Here are a few basic tips to rebuild and replenish your body systems to keep you and your family healthy and strong until Spring:
Bone Broth: The dense nutrition that can be provided by a homemade organic bone broth is vital to keeping the immune system strong. Boiling for several hours enables the mineral stores and the connective tissue building blocks to be released into the broth itself. These nutrients are important components the body uses for tissue repair and healing, optimal brain function, hormone and energy production, and immune balance. Replenishing your body with sources of dense nutrition is a powerful tool that keeps your immune system strong!

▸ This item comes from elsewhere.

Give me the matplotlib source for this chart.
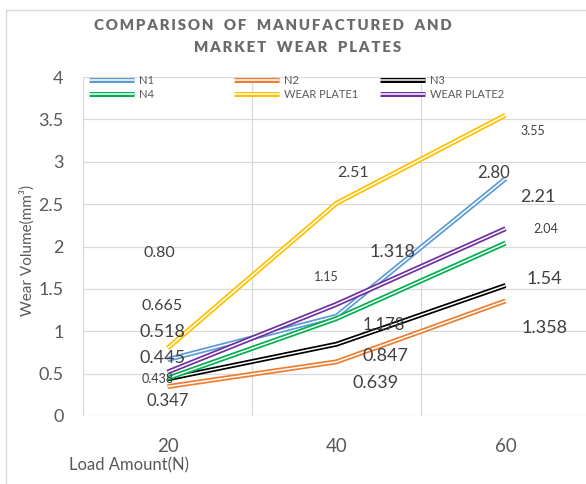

Probiotics: The latest research is demonstrating that supplementation with probiotic organisms through the duration of the winter months can decrease incidence of infection and minimize duration of symptoms should you get sick. This is a simple way to optimize the function of your immune system and protect yourself from infectious organisms in your environment.

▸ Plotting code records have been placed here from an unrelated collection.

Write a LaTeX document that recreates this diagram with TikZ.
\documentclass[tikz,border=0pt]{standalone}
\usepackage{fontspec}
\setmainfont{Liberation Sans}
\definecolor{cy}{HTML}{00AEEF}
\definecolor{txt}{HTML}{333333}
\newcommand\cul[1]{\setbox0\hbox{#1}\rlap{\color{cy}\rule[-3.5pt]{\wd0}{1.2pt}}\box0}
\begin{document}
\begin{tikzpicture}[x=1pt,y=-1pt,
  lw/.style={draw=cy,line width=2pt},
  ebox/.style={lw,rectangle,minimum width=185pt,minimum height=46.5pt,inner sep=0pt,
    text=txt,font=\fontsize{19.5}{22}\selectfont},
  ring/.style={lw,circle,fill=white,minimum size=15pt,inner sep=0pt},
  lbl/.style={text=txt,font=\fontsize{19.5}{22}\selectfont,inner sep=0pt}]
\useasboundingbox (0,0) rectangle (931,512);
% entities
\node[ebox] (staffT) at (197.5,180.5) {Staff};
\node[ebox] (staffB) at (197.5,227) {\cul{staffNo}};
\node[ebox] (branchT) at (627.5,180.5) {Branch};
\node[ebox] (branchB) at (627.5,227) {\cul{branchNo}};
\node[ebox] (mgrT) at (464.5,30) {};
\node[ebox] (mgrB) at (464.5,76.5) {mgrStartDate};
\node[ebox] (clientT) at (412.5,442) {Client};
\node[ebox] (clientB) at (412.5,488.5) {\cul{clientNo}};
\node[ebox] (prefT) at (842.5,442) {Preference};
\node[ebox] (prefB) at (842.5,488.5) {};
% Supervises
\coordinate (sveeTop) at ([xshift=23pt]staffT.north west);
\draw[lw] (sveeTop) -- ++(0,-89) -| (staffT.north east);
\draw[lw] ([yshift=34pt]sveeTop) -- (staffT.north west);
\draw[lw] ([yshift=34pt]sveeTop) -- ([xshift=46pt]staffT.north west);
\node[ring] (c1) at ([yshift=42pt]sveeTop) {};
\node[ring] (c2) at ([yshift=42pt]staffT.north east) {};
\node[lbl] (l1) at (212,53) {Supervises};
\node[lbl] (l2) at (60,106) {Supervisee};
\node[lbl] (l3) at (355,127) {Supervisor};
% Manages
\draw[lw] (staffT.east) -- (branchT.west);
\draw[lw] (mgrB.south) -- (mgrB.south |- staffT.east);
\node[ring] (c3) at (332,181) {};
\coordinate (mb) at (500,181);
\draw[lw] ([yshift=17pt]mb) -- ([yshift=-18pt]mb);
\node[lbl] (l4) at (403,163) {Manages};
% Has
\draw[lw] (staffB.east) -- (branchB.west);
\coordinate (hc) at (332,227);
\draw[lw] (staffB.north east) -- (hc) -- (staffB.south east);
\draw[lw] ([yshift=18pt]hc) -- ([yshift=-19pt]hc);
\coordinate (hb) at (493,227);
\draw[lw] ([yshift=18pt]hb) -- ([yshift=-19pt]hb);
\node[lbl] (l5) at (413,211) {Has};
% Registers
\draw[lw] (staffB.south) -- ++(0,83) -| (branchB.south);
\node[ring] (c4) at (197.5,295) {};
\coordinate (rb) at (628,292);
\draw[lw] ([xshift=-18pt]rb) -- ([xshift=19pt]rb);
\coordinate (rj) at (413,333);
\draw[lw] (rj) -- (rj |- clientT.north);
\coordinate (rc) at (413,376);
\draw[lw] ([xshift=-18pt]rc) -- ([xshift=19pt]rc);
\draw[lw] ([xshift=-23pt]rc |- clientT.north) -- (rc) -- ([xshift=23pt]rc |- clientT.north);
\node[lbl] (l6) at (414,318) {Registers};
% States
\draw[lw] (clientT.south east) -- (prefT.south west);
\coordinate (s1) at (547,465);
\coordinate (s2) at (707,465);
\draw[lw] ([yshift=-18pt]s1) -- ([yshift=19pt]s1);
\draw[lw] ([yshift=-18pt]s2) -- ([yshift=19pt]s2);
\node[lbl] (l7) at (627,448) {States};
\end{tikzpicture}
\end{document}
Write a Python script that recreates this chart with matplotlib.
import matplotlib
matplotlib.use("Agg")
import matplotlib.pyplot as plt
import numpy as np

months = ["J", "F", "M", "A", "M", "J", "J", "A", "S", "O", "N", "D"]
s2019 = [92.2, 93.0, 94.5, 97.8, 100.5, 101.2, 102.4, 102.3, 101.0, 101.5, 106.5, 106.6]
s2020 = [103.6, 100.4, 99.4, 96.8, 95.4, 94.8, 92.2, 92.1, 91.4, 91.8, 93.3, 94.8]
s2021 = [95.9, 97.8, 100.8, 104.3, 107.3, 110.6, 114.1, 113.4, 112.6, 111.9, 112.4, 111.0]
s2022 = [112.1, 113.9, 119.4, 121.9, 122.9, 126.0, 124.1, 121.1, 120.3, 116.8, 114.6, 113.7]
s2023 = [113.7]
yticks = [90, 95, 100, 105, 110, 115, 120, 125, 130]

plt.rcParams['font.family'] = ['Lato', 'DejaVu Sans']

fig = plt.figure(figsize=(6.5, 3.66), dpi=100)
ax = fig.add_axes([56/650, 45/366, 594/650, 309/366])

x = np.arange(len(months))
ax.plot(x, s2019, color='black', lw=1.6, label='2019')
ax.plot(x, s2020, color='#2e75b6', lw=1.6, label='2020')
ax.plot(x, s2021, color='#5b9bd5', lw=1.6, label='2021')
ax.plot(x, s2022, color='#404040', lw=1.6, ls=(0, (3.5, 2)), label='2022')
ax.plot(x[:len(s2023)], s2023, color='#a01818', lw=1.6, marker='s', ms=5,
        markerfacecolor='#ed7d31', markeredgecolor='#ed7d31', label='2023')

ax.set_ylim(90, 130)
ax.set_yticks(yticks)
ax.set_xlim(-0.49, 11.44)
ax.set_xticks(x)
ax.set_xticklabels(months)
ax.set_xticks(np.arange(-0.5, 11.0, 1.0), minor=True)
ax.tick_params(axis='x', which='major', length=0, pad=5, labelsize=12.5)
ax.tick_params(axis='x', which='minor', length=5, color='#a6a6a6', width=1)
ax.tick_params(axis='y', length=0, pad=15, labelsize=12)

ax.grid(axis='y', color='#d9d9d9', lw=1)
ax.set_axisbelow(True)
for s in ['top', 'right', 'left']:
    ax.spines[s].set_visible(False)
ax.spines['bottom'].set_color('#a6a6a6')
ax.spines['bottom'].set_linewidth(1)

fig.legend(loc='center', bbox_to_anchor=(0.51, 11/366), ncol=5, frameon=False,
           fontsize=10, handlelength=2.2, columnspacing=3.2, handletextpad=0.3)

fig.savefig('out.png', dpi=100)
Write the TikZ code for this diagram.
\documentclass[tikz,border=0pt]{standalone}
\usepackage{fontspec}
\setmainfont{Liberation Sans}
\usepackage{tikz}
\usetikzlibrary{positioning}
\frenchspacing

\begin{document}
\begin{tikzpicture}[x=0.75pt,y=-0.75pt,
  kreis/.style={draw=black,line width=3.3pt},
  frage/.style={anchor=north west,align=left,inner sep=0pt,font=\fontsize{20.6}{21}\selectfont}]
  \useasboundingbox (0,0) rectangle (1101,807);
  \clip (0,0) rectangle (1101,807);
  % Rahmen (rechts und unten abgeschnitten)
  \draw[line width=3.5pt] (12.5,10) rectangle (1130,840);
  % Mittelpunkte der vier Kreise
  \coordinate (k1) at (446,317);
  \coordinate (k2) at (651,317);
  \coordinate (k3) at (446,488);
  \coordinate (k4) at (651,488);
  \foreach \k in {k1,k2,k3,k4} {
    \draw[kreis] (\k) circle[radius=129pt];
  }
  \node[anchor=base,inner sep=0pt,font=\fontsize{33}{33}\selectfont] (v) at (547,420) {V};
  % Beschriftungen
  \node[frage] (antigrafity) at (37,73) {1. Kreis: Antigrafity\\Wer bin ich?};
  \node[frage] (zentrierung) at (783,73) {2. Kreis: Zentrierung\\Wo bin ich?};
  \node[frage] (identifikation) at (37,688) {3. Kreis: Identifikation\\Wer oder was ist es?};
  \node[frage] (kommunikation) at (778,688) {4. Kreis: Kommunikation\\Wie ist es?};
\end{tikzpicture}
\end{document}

Colorful vegetables: Eating a colorful array of fruits and vegetable everyday helps to provide your body with crucial micronutrients that keep the immune cells active and strong. In particular, plants from the squash family should be regularly consumed. These orange and yellow gourds and pumpkins are wonderful sources of a variety of carotenoid compounds. These are the chemicals that provide the plant with its beautiful coloring, and your immune system with the building blocks for making vitamin A. Vitamin A is well recognized as a supporter of healthy vision, but it is also a key player in immune regulation. Pumpkins are good for more than just carving!

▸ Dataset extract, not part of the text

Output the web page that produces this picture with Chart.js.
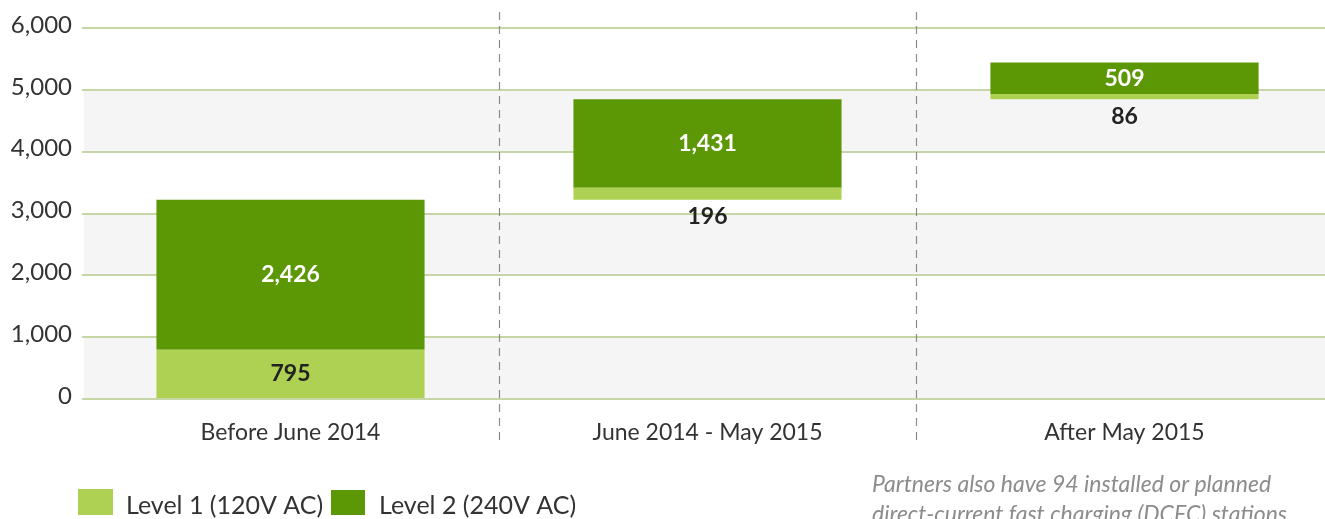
<!DOCTYPE html>
<html lang="en">
    <head>
        <meta charset="utf-8" />
        <script src="https://cdn.jsdelivr.net/npm/chart.js@4/dist/chart.umd.min.js"></script>
        <title>Charging stations</title>
        <style>
            html, body { margin: 0; background: #fff; overflow: hidden; }
        </style>
    </head>
    <body>
        <canvas id="estaciones" width="1333" height="519"></canvas>
        <script>
            var periodos = ["Before June 2014", "June 2014 - May 2015", "After May 2015"];
            var nivel1 = [795, 196, 86];
            var nivel2 = [2426, 1431, 509];
            var ticksY = [0, 1000, 2000, 3000, 4000, 5000, 6000];
            var leyenda = ["Level 1 (120V AC)", "Level 2 (240V AC)"];
            var nota = ["Partners also have 94 installed or planned", "direct-current fast charging (DCFC) stations"];

            var colorN1 = "#aed153", colorN2 = "#5c9705";

            // barras flotantes tipo cascada
            var tramos1 = [], tramos2 = [], base = 0;
            nivel1.forEach((v, i) => {
                tramos1.push([base, base + v]);
                tramos2.push([base + v, base + v + nivel2[i]]);
                base += v + nivel2[i];
            });

            Chart.defaults.font.family = "Lato";
            Chart.defaults.color = "#333";

            var fondo = {
                id: "fondo",
                beforeDraw(chart) {
                    var ctx = chart.ctx, y = chart.scales.y, a = chart.chartArea;
                    ctx.save();
                    ctx.fillStyle = "#f5f5f5";
                    [[0, 1000], [2000, 3000], [4000, 5000]].forEach(b => {
                        var y1 = y.getPixelForValue(b[1]), y0 = y.getPixelForValue(b[0]);
                        ctx.fillRect(a.left + 2, y1, a.right - a.left, y0 - y1);
                    });
                    ctx.restore();
                },
                beforeDatasetsDraw(chart) {
                    var ctx = chart.ctx, x = chart.scales.x;
                    ctx.save();
                    ctx.strokeStyle = "#8a8a8a";
                    ctx.lineWidth = 1.2;
                    ctx.setLineDash([8, 6]);
                    for (var i = 1; i < periodos.length; i++) {
                        var px = Math.round((x.getPixelForValue(i - 1) + x.getPixelForValue(i)) / 2) + 0.5;
                        ctx.beginPath();
                        ctx.moveTo(px, 12);
                        ctx.lineTo(px, 446);
                        ctx.stroke();
                    }
                    ctx.restore();
                },
                afterDraw(chart) {
                    var ctx = chart.ctx;
                    ctx.save();
                    // etiquetas de valores
                    ctx.font = "bold 23px Lato";
                    ctx.textAlign = "center";
                    ctx.textBaseline = "middle";
                    var m1 = chart.getDatasetMeta(0), m2 = chart.getDatasetMeta(1);
                    m2.data.forEach((bar, i) => {
                        ctx.fillStyle = "#fff";
                        ctx.fillText(nivel2[i].toLocaleString("en-US"), bar.x, (bar.y + bar.base) / 2);
                    });
                    m1.data.forEach((bar, i) => {
                        var h = bar.base - bar.y;
                        ctx.fillStyle = "#222";
                        var ty = h > 30 ? (bar.y + bar.base) / 2 : bar.base + 17;
                        ctx.fillText(nivel1[i].toLocaleString("en-US"), bar.x, ty);
                    });
                    // leyenda
                    ctx.font = "25px Lato";
                    ctx.textAlign = "left";
                    ctx.textBaseline = "alphabetic";
                    ctx.fillStyle = colorN1;
                    ctx.fillRect(78, 489, 35, 26);
                    ctx.fillStyle = "#333";
                    ctx.fillText(leyenda[0], 126, 514);
                    ctx.fillStyle = colorN2;
                    ctx.fillRect(331, 490, 34, 25);
                    ctx.fillStyle = "#333";
                    ctx.fillText(leyenda[1], 379, 514);
                    // nota
                    ctx.font = "italic 23px Lato";
                    ctx.fillStyle = "#8c8c8c";
                    ctx.fillText(nota[0], 872, 492);
                    ctx.fillText(nota[1], 872, 522);
                    ctx.restore();
                }
            };

            new Chart(document.getElementById("estaciones").getContext("2d"), {
                type: "bar",
                data: {
                    labels: periodos,
                    datasets: [
                        { label: leyenda[0], data: tramos1, backgroundColor: colorN1 },
                        { label: leyenda[1], data: tramos2, backgroundColor: colorN2 },
                    ],
                },
                options: {
                    responsive: false,
                    animation: false,
                    maintainAspectRatio: false,
                    categoryPercentage: 1,
                    barPercentage: 0.643,
                    layout: { padding: { top: 28, right: 0, left: 0, bottom: 0 } },
                    scales: {
                        x: {
                            stacked: true,
                            grid: { display: false },
                            border: { display: false },
                            ticks: { padding: 12, font: { size: 23 }, color: "#333" },
                            afterFit: s => { s.height = 120; },
                        },
                        y: {
                            min: 0,
                            max: 6000,
                            afterBuildTicks: s => { s.ticks = ticksY.map(v => ({ value: v })); },
                            grid: { color: "#c6d6a6", lineWidth: 2, drawTicks: false },
                            border: { display: false },
                            ticks: {
                                padding: 10,
                                labelOffset: -3,
                                font: { size: 24 },
                                color: "#333",
                                callback: v => v.toLocaleString("en-US"),
                            },
                            afterFit: s => { s.width = 82; },
                        },
                    },
                    plugins: {
                        legend: { display: false },
                        tooltip: { enabled: false },
                    },
                },
                plugins: [fondo],
            });
        </script>
    </body>
</html>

Say no to sugar: Minimize or avoid entirely all refined sugar products. Sweeteners of all types have a sneaky way of appearing on ingredient lists where you would least suspect them. Many packaged food items have sugar in one form or another that is added to enhance taste. Avoid items that contain liquid sugar, glucose syrup, high fructose corn syrup, and sugar. Remember, just because the sugar is “organic” does not mean it is suddenly good for you! Opt for natural sweeteners like honey or maple syrup in moderate amounts
Following these simple guidelines for healthy eating in the fall and winter months will preserve your immune function and help keep the winter bugs at bay.